If you use the managed resolver, Confidence operates the flag resolver for you. The following figure gives more details on how data flows through Confidence Flags in this case. How data flows through Confidence The sequence of events are:
  • A client resolves a flag by passing an ID and a context. It receives a variant.
  • Confidence passes the ID and context to other internal services, but without storing the ID or the values in the context. It only stores the schema of the context and aggregated information about the number of resolves.
  • When the client uses the variant, it also applies it by calling the apply endpoint. The apply event similarly passes through Confidence, but only storing the number of applies.

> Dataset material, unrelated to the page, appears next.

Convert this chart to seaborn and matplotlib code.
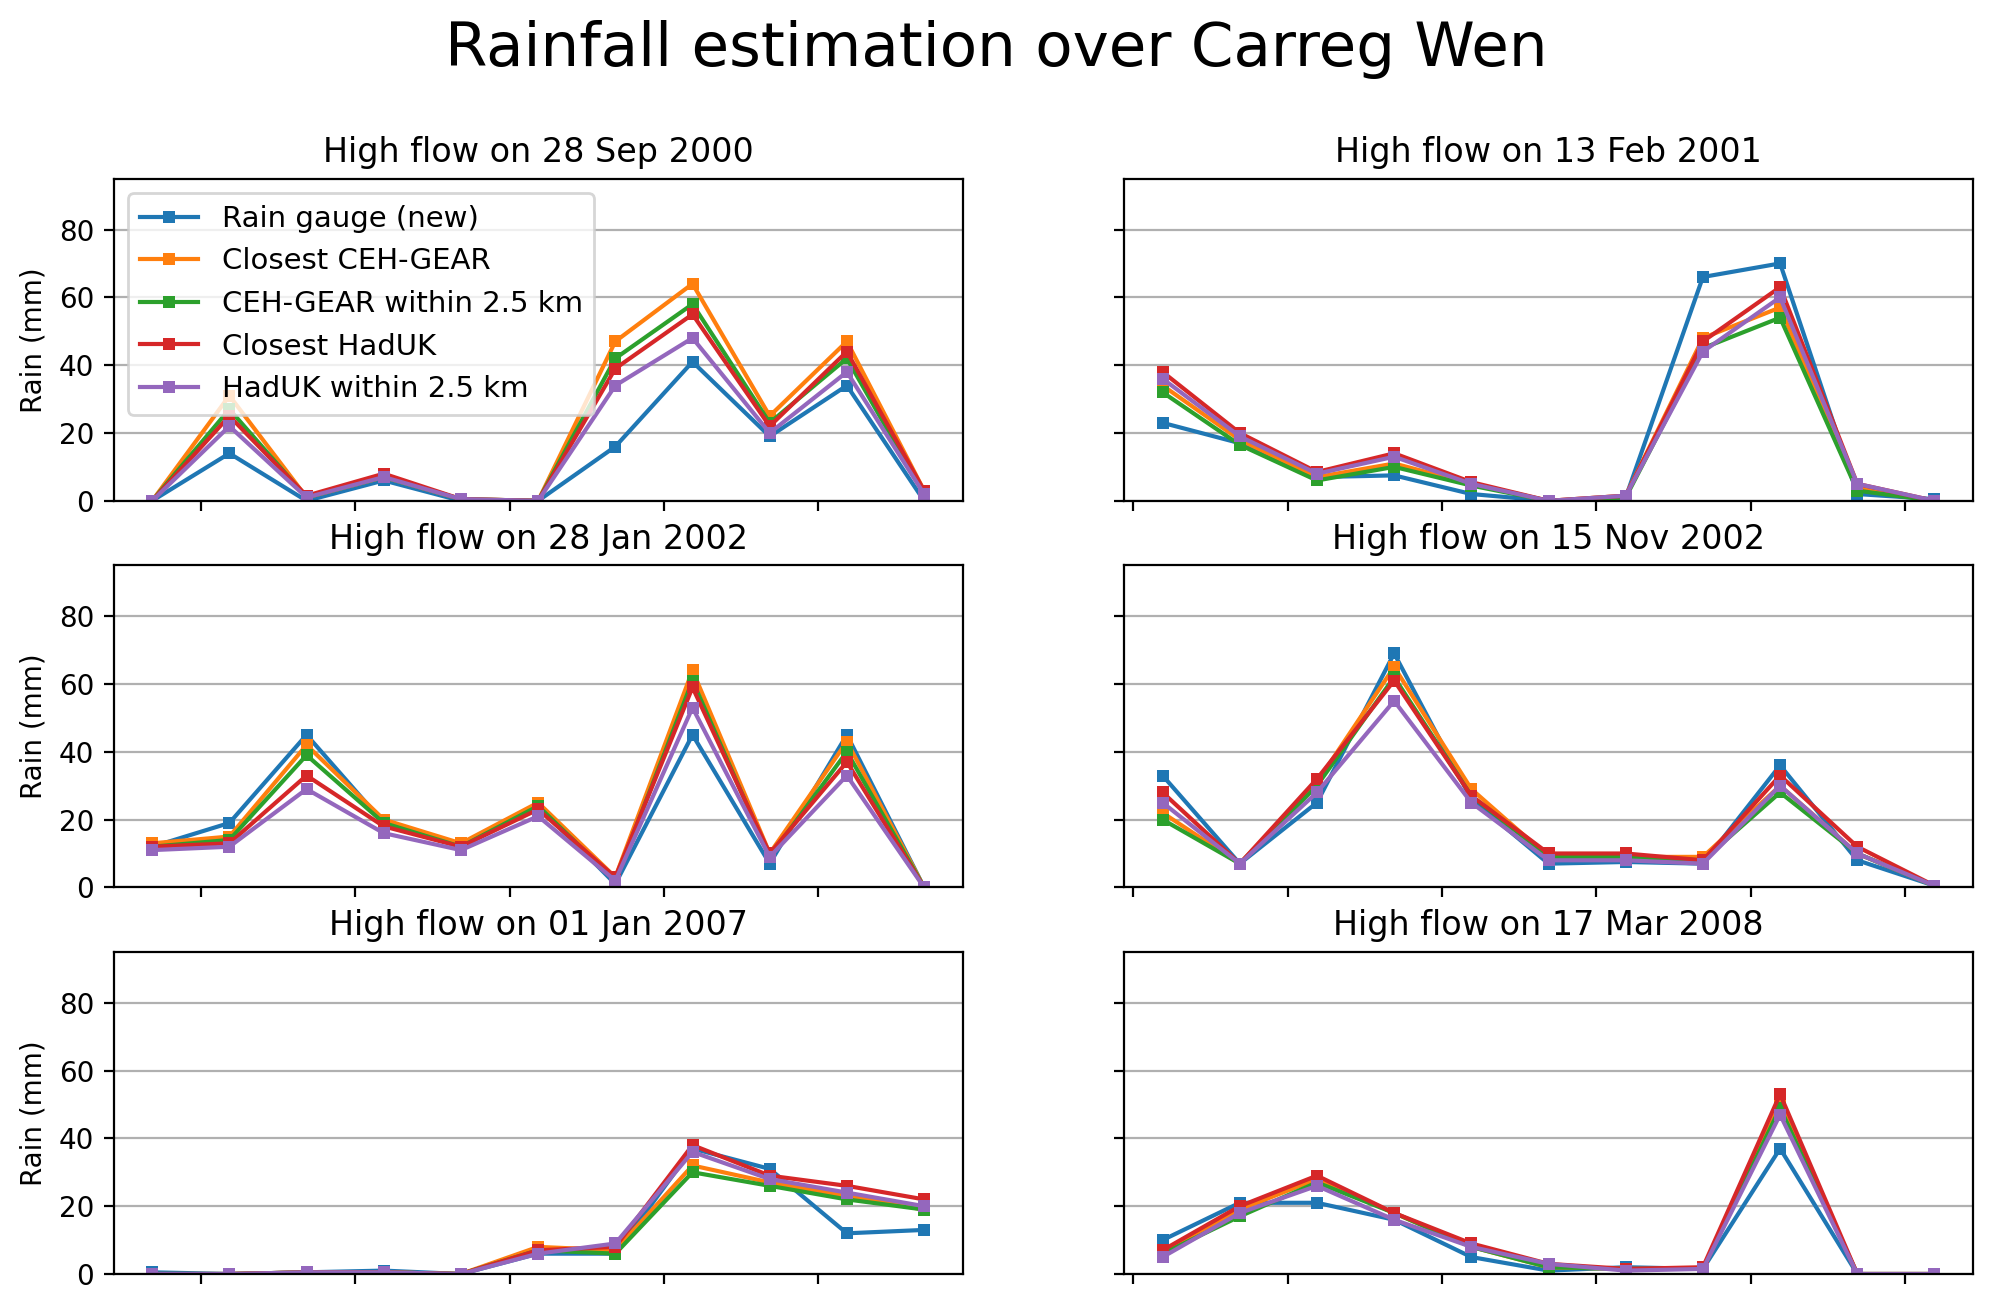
import numpy as np
from matplotlib import pyplot as plt
import seaborn as sns

titles = ['High flow on 28 Sep 2000', 'High flow on 13 Feb 2001',
          'High flow on 28 Jan 2002', 'High flow on 15 Nov 2002',
          'High flow on 01 Jan 2007', 'High flow on 17 Mar 2008']
series_names = ['Rain gauge (new)', 'Closest CEH-GEAR', 'CEH-GEAR within 2.5 km',
                'Closest HadUK', 'HadUK within 2.5 km']

gauge = [
    [0, 14, 0, 6, 0, 0, 16, 41, 19, 34, 0],
    [23, 17, 7, 7.5, 2, 0, 1, 66, 70, 2, 0.5],
    [12, 19, 45, 19, 12, 24, 1, 45, 7, 45, 0],
    [33, 7, 25, 69, 26, 7, 7.5, 7, 36, 8, 0.5],
    [0.5, 0, 0.5, 1, 0, 6, 6, 37, 31, 12, 13],
    [10, 21, 21, 16, 5, 1, 2, 1.5, 37, 0, 0],
]
ceh_closest = [
    [0, 31, 1, 7, 0.5, 0, 47, 64, 25, 47, 3],
    [34, 18, 7, 11, 5, 0, 1.5, 48, 57, 4, 0],
    [13, 15, 42, 20, 13, 25, 3, 64, 10, 43, 0],
    [22, 7, 31, 65, 29, 9, 9, 9, 30, 10, 0.5],
    [0, 0, 0.5, 0.5, 0, 8, 7, 32, 27, 23, 19],
    [6, 19, 28, 18, 8, 2, 1.5, 1.5, 50, 0, 0],
]
ceh_25 = [
    [0, 27, 1, 7, 0.5, 0, 42, 58, 23, 42, 2],
    [32, 16.5, 6, 10, 4.5, 0, 1, 45, 54, 3, 0],
    [12, 14, 39, 19, 12, 24, 2, 61, 9, 40, 0],
    [20, 7, 30, 62, 27, 9, 9, 8, 28, 10, 0.5],
    [0, 0, 0.5, 0.5, 0, 7, 6, 30, 26, 22, 19],
    [6, 17, 27, 18, 8, 2, 1.5, 1.5, 49, 0, 0],
]
haduk_closest = [
    [0, 25, 1.5, 8, 0.5, 0, 39, 55, 22, 44, 3],
    [38, 20, 8.5, 14, 5.5, 0, 1.5, 47, 63, 5, 0],
    [12, 13, 33, 18, 12, 23, 3, 59, 10, 37, 0],
    [28, 7, 32, 61, 27, 10, 10, 8, 33, 12, 0.5],
    [0, 0, 0.5, 0.5, 0, 7, 8, 38, 29, 26, 22],
    [7, 20, 29, 18, 9, 3, 1.5, 2, 53, 0, 0],
]
haduk_25 = [
    [0, 22, 1, 7, 0.5, 0, 34, 48, 20, 38, 2],
    [36, 19, 8, 13, 5, 0, 1.5, 44, 60, 5, 0],
    [11, 12, 29, 16, 11, 21, 2, 53, 9, 33, 0],
    [25, 7, 28, 55, 25, 8, 8, 7, 30, 10, 0.5],
    [0, 0, 0.5, 0.5, 0, 6, 9, 36, 28, 24, 20],
    [5, 18, 26, 16, 8, 3, 1, 1.5, 47, 0, 0],
]
all_series = [gauge, ceh_closest, ceh_25, haduk_closest, haduk_25]
colors = sns.color_palette('tab10', 5)

fig, axes = plt.subplots(3, 2, figsize=(9.965, 6.52), dpi=200, sharex='col', sharey=True)
fig.subplots_adjust(left=0.057, right=0.99, top=0.863, bottom=0.023, hspace=0.2, wspace=0.19)
axes = axes.flatten()
for i, ax in enumerate(axes):
    for name, data, c in zip(series_names, all_series, colors):
        sns.lineplot(x=np.arange(11), y=data[i], ax=ax, color=c, marker='s',
                     markersize=4, markeredgewidth=0, label=name if i == 0 else None)
    ax.set_title(titles[i], fontsize=12)
    ax.set_xlim(-0.5, 10.5)
    ax.set_ylim(0, 95)
    ax.set_yticks([0, 20, 40, 60, 80])
    ax.yaxis.grid(True, color='#b0b0b0')
    ax.set_axisbelow(True)
    offset = 0.63 if i % 2 == 0 else -0.38
    ax.set_xticks(offset + 2 * np.arange(5 if i % 2 == 0 else 6))
    ax.set_xticklabels([])
    if i % 2 == 0:
        ax.set_ylabel('Rain (mm)')
    if i != 0 and ax.get_legend():
        ax.get_legend().remove()
axes[0].legend(loc='upper left', fontsize=10.5)
fig.suptitle('Rainfall estimation over Carreg Wen', fontsize=22, y=0.985)
plt.savefig('out.png')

  • Confidence eventually writes the event to your data warehouse. At this point, neither the ID nor the context is present in any part of Confidence.

Sidecar Resolver

When using the sidecar resolver, you operate the flag resolver. The following figure gives more details on how data flows through Confidence Flags in this case, and how the sidecar communicates information back to Confidence. How data flows through Confidence The sequence of events are:
  • A client resolves a flag by passing an ID and a context to the sidecar resolver. It receives a variant.
  • At regular time intervals, the sidecar resolver sends the number of resolves and the schema of the context to Confidence.
  • When the client uses the variant, it also applies it by calling the apply endpoint. The sidecar resolver forwards the apply event to Confidence, which only stores the number of applies.
  • Confidence eventually writes the event to your data warehouse. At this point, neither the ID nor the context is present in any part of Confidence.